« Je n’ai pas à demander pardon ». Pardon à qui ? Pardon pour quoi ? La phrase clé de l’interview donnée mercredi dernier au Point est pour moi un infâme baratin (un mot que le Larousse définit comme « un discours abondant, destiné à convaincre, à tromper, à séduire, boniment »).
Infâme parce qu’il est mensonge : le candidat Macron en 2017 a bien qualifié la colonisation française en Algérie de « crime contre l’humanité » et le président Macron, au cours de sa visite dite « amicale » à Alger (25-28 août 2022) a déposé des fleurs devant le Monument des Martyrs, ces valeureux Algériens sauvagement tués par les Français[1].
Mais pourquoi le Président de la République Française veut-il convaincre les Français dans cette interview donnée à son ami journaliste algérien Kamel Daoud ? Qui veut-il séduire ?
Sans aucun doute le bon Président Tebboune, dont la visite d’Etat est attendue en France, sans doute le 19 mars (Jour du cessez-le-feu en 1962). Une visite d’Etat est très protocolaire : visite du Parlement, de la mairie de Paris, voyage dans les régions (PACA ?).
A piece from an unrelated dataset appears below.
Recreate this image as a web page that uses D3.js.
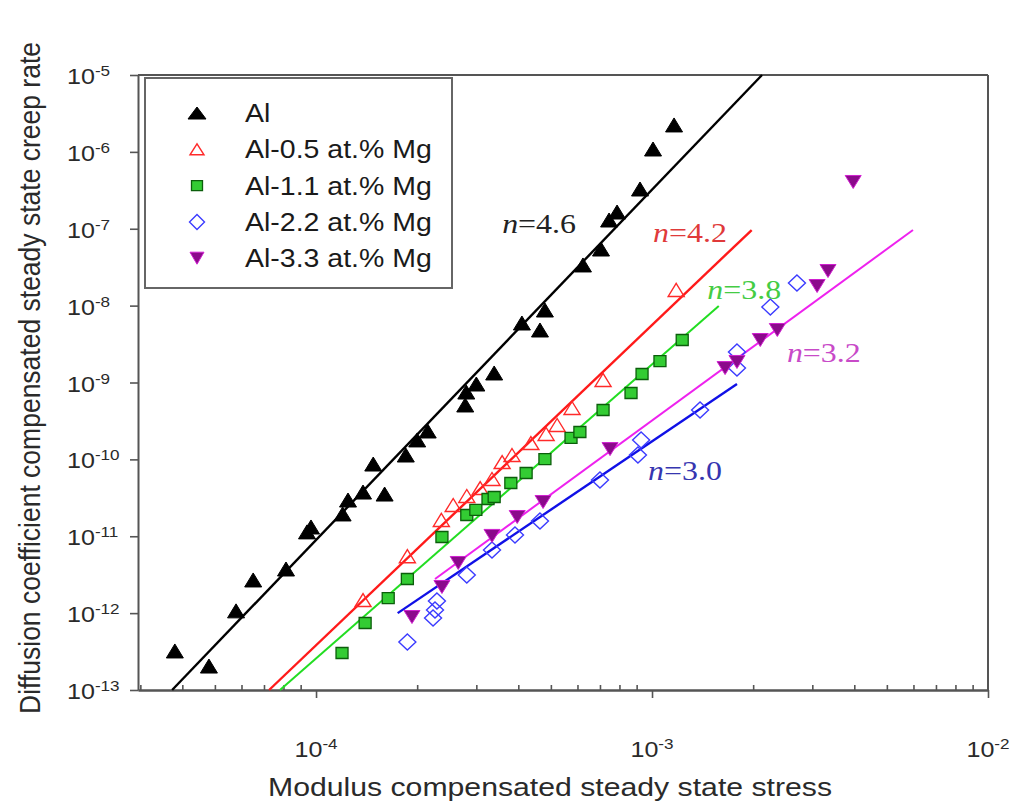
<!DOCTYPE html>
<html><head><meta charset="utf-8">
<script src="https://cdn.jsdelivr.net/npm/d3@7/dist/d3.min.js"></script>
<style>body{margin:0;background:#fff;} svg{display:block;}</style>
</head><body><svg id="chart" width="1022" height="802"></svg>
<script>
// ---------------- data ----------------
const seriesNames = ["Al", "Al-0.5 at.% Mg", "Al-1.1 at.% Mg", "Al-2.2 at.% Mg", "Al-3.3 at.% Mg"];

const alStress = [3.80e-5, 4.80e-5, 5.78e-5, 6.50e-5, 8.14e-5, 9.40e-5, 9.66e-5, 1.20e-4, 1.245e-4, 1.38e-4, 1.60e-4, 1.48e-4, 1.85e-4, 2.00e-4, 2.15e-4, 2.80e-4, 3.00e-4, 2.78e-4, 3.39e-4, 4.10e-4, 4.64e-4, 4.80e-4, 6.23e-4, 7.05e-4, 7.45e-4, 7.87e-4, 9.21e-4, 1.007e-3, 1.163e-3];
const alRate   = [3.22e-13, 2.05e-13, 1.07e-12, 2.70e-12, 3.75e-12, 1.14e-11, 1.32e-11, 1.95e-11, 2.96e-11, 3.76e-11, 3.54e-11, 8.70e-11, 1.14e-10, 1.79e-10, 2.34e-10, 7.52e-10, 9.56e-10, 5.10e-10, 1.33e-9, 5.94e-9, 4.82e-9, 8.77e-9, 3.38e-8, 5.45e-8, 1.30e-7, 1.65e-7, 3.29e-7, 1.09e-6, 2.24e-6];

const mg05Stress = [1.38e-4, 1.87e-4, 2.36e-4, 2.56e-4, 2.81e-4, 3.08e-4, 3.34e-4, 3.58e-4, 3.83e-4, 4.36e-4, 4.84e-4, 5.22e-4, 5.78e-4, 7.15e-4, 1.18e-3];
const mg05Rate   = [1.48e-12, 5.5e-12, 1.63e-11, 2.55e-11, 3.34e-11, 4.24e-11, 5.56e-11, 9.24e-11, 1.14e-10, 1.63e-10, 2.14e-10, 2.80e-10, 4.66e-10, 1.08e-9, 1.60e-8];

const mg11Stress = [1.195e-4, 1.40e-4, 1.64e-4, 1.87e-4, 2.37e-4, 2.81e-4, 2.99e-4, 3.25e-4, 3.39e-4, 3.80e-4, 4.22e-4, 4.80e-4, 5.74e-4, 6.10e-4, 7.15e-4, 8.66e-4, 9.34e-4, 1.056e-3, 1.23e-3];
const mg11Rate   = [3.03e-13, 7.44e-13, 1.57e-12, 2.78e-12, 9.78e-12, 1.89e-11, 2.20e-11, 3.05e-11, 3.24e-11, 4.93e-11, 6.65e-11, 1.01e-10, 1.90e-10, 2.27e-10, 4.39e-10, 7.30e-10, 1.29e-9, 1.90e-9, 3.57e-9];

const mg22Stress = [1.87e-4, 2.23e-4, 2.26e-4, 2.29e-4, 2.81e-4, 3.34e-4, 3.91e-4, 4.64e-4, 7.00e-4, 9.08e-4, 9.28e-4, 1.39e-3, 1.79e-3, 1.79e-3, 2.25e-3, 2.70e-3];
const mg22Rate   = [4.21e-13, 8.64e-13, 1.10e-12, 1.44e-12, 3.13e-12, 6.62e-12, 1.04e-11, 1.58e-11, 5.39e-11, 1.14e-10, 1.79e-10, 4.39e-10, 1.54e-9, 2.49e-9, 9.60e-9, 1.97e-8];

const mg33Stress = [1.93e-4, 2.37e-4, 2.65e-4, 3.34e-4, 3.97e-4, 4.74e-4, 7.50e-4, 1.65e-3, 1.79e-3, 2.10e-3, 2.36e-3, 3.10e-3, 3.34e-3, 3.97e-3];
const mg33Rate   = [8.9e-13, 2.19e-12, 4.49e-12, 1.01e-11, 1.78e-11, 2.79e-11, 1.36e-10, 1.54e-9, 1.85e-9, 3.57e-9, 4.82e-9, 1.80e-8, 2.82e-8, 4.06e-7];

// power-law fit lines: [stress, rate] at both ends
const fitStart = [[3.73e-5, 1e-13], [7.25e-5, 1e-13], [7.81e-5, 1e-13], [1.75e-4, 1.0e-12], [2.26e-4, 2.78e-12]];
const fitEnd   = [[2.125e-3, 1e-5], [1.98e-3, 9.63e-8], [1.58e-3, 9.89e-9], [1.79e-3, 9.56e-10], [5.98e-3, 9.63e-8]];
const fitExponents = ["4.6", "4.2", "3.8", "3.0", "3.2"];
const fitLabelAt = [[3.58e-4, 8.81e-8], [1.007e-3, 6.72e-8], [1.46e-3, 1.22e-8], [9.73e-4, 5.39e-11], [2.52e-3, 1.85e-9]];

const xTickValues = [1e-4, 1e-3, 1e-2];
const xTickExps = ["-4", "-3", "-2"];
const yTickValues = [1e-5, 1e-6, 1e-7, 1e-8, 1e-9, 1e-10, 1e-11, 1e-12, 1e-13];
const yTickExps = ["-5", "-6", "-7", "-8", "-9", "-10", "-11", "-12", "-13"];
const xTitle = "Modulus compensated steady state stress";
const yTitle = "Diffusion coefficient compensated steady state creep rate";

// ---------------- layout / style ----------------
const SX = 1.14; // horizontal text stretch of the original
const svg = d3.select("#chart");
const x = d3.scaleLog().domain([2.952e-5, 1e-2]).range([138, 988]);
const y = d3.scaleLog().domain([1e-13, 1e-5]).range([690, 75]);
const axisColor = "#555";
const sansFont = "'Liberation Sans', Arial, sans-serif";
const serifFont = "'Liberation Serif', 'Times New Roman', serif";

const series = [
  {stress: alStress, rate: alRate},
  {stress: mg05Stress, rate: mg05Rate},
  {stress: mg11Stress, rate: mg11Rate},
  {stress: mg22Stress, rate: mg22Rate},
  {stress: mg33Stress, rate: mg33Rate}
];
const styles = [
  {shape: "triUp",   w: 17, h: 14, fill: "#000",    stroke: "#000",    sw: 1,   lw: [18, 12]},
  {shape: "triUp",   w: 16, h: 13, fill: "none",    stroke: "#ff2a2a", sw: 1.4, lw: [14, 11]},
  {shape: "square",  w: 12, h: 11, fill: "#33cc33", stroke: "#0b5e0b", sw: 1.3, lw: [11, 10]},
  {shape: "diamond", w: 17, h: 16, fill: "none",    stroke: "#3b3bff", sw: 1.4, lw: [15, 15]},
  {shape: "triDown", w: 16, h: 13, fill: "#8b0a8b", stroke: "#d020d0", sw: 1,   lw: [14, 12]}
];
// fit line styles in the order of fitStart
const fitColors = ["#000", "#ff1a1a", "#22dd22", "#1010e6", "#ee22ee"];
const fitWidths = [2.4, 2.4, 2, 2.4, 2];
const labelColors = ["#222", "#e03a3a", "#44cc44", "#3636b0", "#c84ac8"];

function shapePath(type, w, h) {
  const a = w / 2, b = h / 2;
  switch (type) {
    case "triUp": return `M${-a},${b}L${a},${b}L0,${-b}Z`;
    case "triDown": return `M${-a},${-b}L${a},${-b}L0,${b}Z`;
    case "square": return `M${-a},${-b}L${a},${-b}L${a},${b}L${-a},${b}Z`;
    case "diamond": return `M0,${-b}L${a},0L0,${b}L${-a},0Z`;
  }
}

// ---------------- axes ----------------
const minorX = [];
[1e-5, 1e-4, 1e-3].forEach(d => { for (let k = 2; k <= 9; k++) minorX.push(d * k); });
const minorXIn = minorX.filter(v => v >= x.domain()[0] && v <= x.domain()[1]);

const gx = svg.append("g").attr("transform", "translate(0,690)")
  .call(d3.axisBottom(x).tickValues(xTickValues).tickFormat("").tickSize(8).tickSizeOuter(0));
const gxm = svg.append("g").attr("transform", "translate(0,690)")
  .call(d3.axisBottom(x).tickValues(minorXIn).tickFormat("").tickSize(-5).tickSizeOuter(0));
const gy = svg.append("g").attr("transform", "translate(138,0)")
  .call(d3.axisLeft(y).tickValues(yTickValues).tickFormat("").tickSize(8).tickSizeOuter(0));
[gx, gxm, gy].forEach(g => {
  g.selectAll("path.domain").attr("stroke", axisColor).attr("stroke-width", 2);
  g.selectAll(".tick line").attr("stroke", axisColor).attr("stroke-width", 1.6);
});
// frame top and right
svg.append("line").attr("x1", x.range()[0]).attr("x2", x.range()[1]).attr("y1", y.range()[1]).attr("y2", y.range()[1])
  .attr("stroke", axisColor).attr("stroke-width", 2);
svg.append("line").attr("x1", x.range()[1]).attr("x2", x.range()[1]).attr("y1", y.range()[0]).attr("y2", y.range()[1])
  .attr("stroke", axisColor).attr("stroke-width", 2);

// tick labels
yTickValues.forEach((v, i) => {
  const t = svg.append("text")
    .attr("transform", `translate(67,${y(v) + 9}) scale(${SX},1)`)
    .attr("font-family", sansFont).attr("font-size", 22).attr("fill", "#2a2a2a");
  t.append("tspan").text("10");
  t.append("tspan").attr("dy", -8).attr("font-size", 15).text(yTickExps[i]);
});
xTickValues.forEach((v, i) => {
  const t = svg.append("text")
    .attr("transform", `translate(${x(v)},${757}) scale(${SX},1)`)
    .attr("text-anchor", "middle")
    .attr("font-family", sansFont).attr("font-size", 22).attr("fill", "#2a2a2a");
  t.append("tspan").text("10");
  t.append("tspan").attr("dy", -8).attr("font-size", 15).text(xTickExps[i]);
});

// axis titles
svg.append("text")
  .attr("transform", `translate(550,796) scale(${SX},1)`)
  .attr("text-anchor", "middle").attr("font-family", sansFont).attr("font-size", 26.5).attr("fill", "#2a2a2a")
  .text(xTitle);
svg.append("text")
  .attr("transform", `translate(40,378) rotate(-90) scale(1,${SX})`)
  .attr("text-anchor", "middle").attr("font-family", sansFont).attr("font-size", 26.5).attr("fill", "#2a2a2a")
  .text(yTitle);

// ---------------- fit lines ----------------
const lineGen = d3.line().x(d => x(d[0])).y(d => y(d[1]));
fitStart.forEach((s, i) => {
  svg.append("path").attr("d", lineGen([s, fitEnd[i]]))
    .attr("stroke", fitColors[i]).attr("stroke-width", fitWidths[i]).attr("fill", "none");
});

// ---------------- markers ----------------
series.forEach((s, si) => {
  const st = styles[si];
  svg.append("g").selectAll("path").data(s.stress.map((v, j) => [v, s.rate[j]]))
    .join("path")
    .attr("transform", d => `translate(${x(d[0])},${y(d[1])})`)
    .attr("d", shapePath(st.shape, st.w, st.h))
    .attr("fill", st.fill).attr("stroke", st.stroke).attr("stroke-width", st.sw)
    .attr("stroke-linejoin", "miter");
});

// ---------------- fit labels ----------------
fitLabelAt.forEach((p, i) => {
  const t = svg.append("text")
    .attr("transform", `translate(${x(p[0])},${y(p[1])}) scale(${SX},1)`)
    .attr("font-family", serifFont).attr("font-size", 28).attr("fill", labelColors[i]);
  t.append("tspan").attr("font-style", "italic").text("n");
  t.append("tspan").text("=" + fitExponents[i]);
});

// ---------------- legend ----------------
const leg = svg.append("g");
leg.append("rect").attr("x", 145).attr("y", 78).attr("width", 307).attr("height", 210)
  .attr("fill", "#fff").attr("stroke", "#666").attr("stroke-width", 2);
seriesNames.forEach((name, i) => {
  const st = styles[i];
  const cy = 113 + i * 36.3;
  leg.append("path").attr("transform", `translate(197,${cy})`)
    .attr("d", shapePath(st.shape, st.lw[0], st.lw[1]))
    .attr("fill", st.fill).attr("stroke", st.stroke).attr("stroke-width", st.sw);
  leg.append("text").attr("transform", `translate(245,${cy + 9}) scale(${SX},1)`)
    .attr("font-family", sansFont).attr("font-size", 25).attr("fill", "#1a1a1a").text(name);
});
</script>
</body></html>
Donc, le mot « pardon », dit le bon Président français « ce n’est pas le sujet, il romprait tous les liens ». Mais, pour autant, faut-il oublier l’histoire, se demande-t-il ? Certainement pas : « Le pire serait de conclure, et chacun reprend son chemin ». Conclure à l’oubli de l’histoire et au divorce de l’Algérie et de la France car si on ne discute pas avec les Algériens d’autres le feront, a prévenu Benjamin Stora, l’historien officiel désigné par l’Elysée. Donc, pas question de revenir sur l’essentiel, et garder en mémoire les crimes de la France contre l’humanité. Dans l’interview Macron est très clair : « Le travail de mémoire et d’histoire n’est pas un solde de tout compte […] C’est bien au contraire soutenir que dedans il y a de l’inqualifiable, de l’incompris, de l’indécidable peut-être, de l’impardonnable ». A mon avis, cette phrase s’applique tout à fait au baratin présidentiel. Cependant la clarté est toute relative, car qui Macron veut-il encore séduire, en dehors de Tebboune ? « Les Algériens vivant en France, les Français de l’immigration ayant un parent algérien, les harkis, leurs enfants, les rapatriés et leurs familles, ceux qui se sont battus sur le sol algérien. On dépasse les 10 millions de personnes ». Voilà bien de la grandeur, voilà dix millions de personnes à tromper.
Car je reviens à ma première question : A qui le Président français devrait-il demander pardon ? Aux Martyrs Algériens, ces assassins dans le bled, ces poseurs de bombes à Alger, ces barbares qui ont massacré à Oran ? Il devrait plutôt demander pardon à ces 900.000 pieds-noirs qui ont été chassés de leur pays par les accords d’Evian, qui ont tout perdu de leur patrimoine, de leurs souvenirs, de leurs projets. Il devrait demander pardon aux 250.000 harkis qui ont été volontairement abandonnés et laissés aux mains des fellaghas qui les ont tous tués. Il devrait demander pardon aux familles de tous les soldats français tués entre 1954 et 1962, à tous les officiers et patriotes emprisonnés entre 1962 et 1968.
Cette interview n’est que boniment, le genre préféré des discours du Président[2].
[1] Cf mon article sur le site du 11 septembre 2022 Crimes contre l’humanité ou crimes contre la France ?
[2] Je signale que dans un article paru dans le Figaro le 8 janvier Xavier Driancourt, ancien ambassadeur de France à Alger, fait le procès de « l’Algérie nouvelle » qui entraîne la France dans sa chute.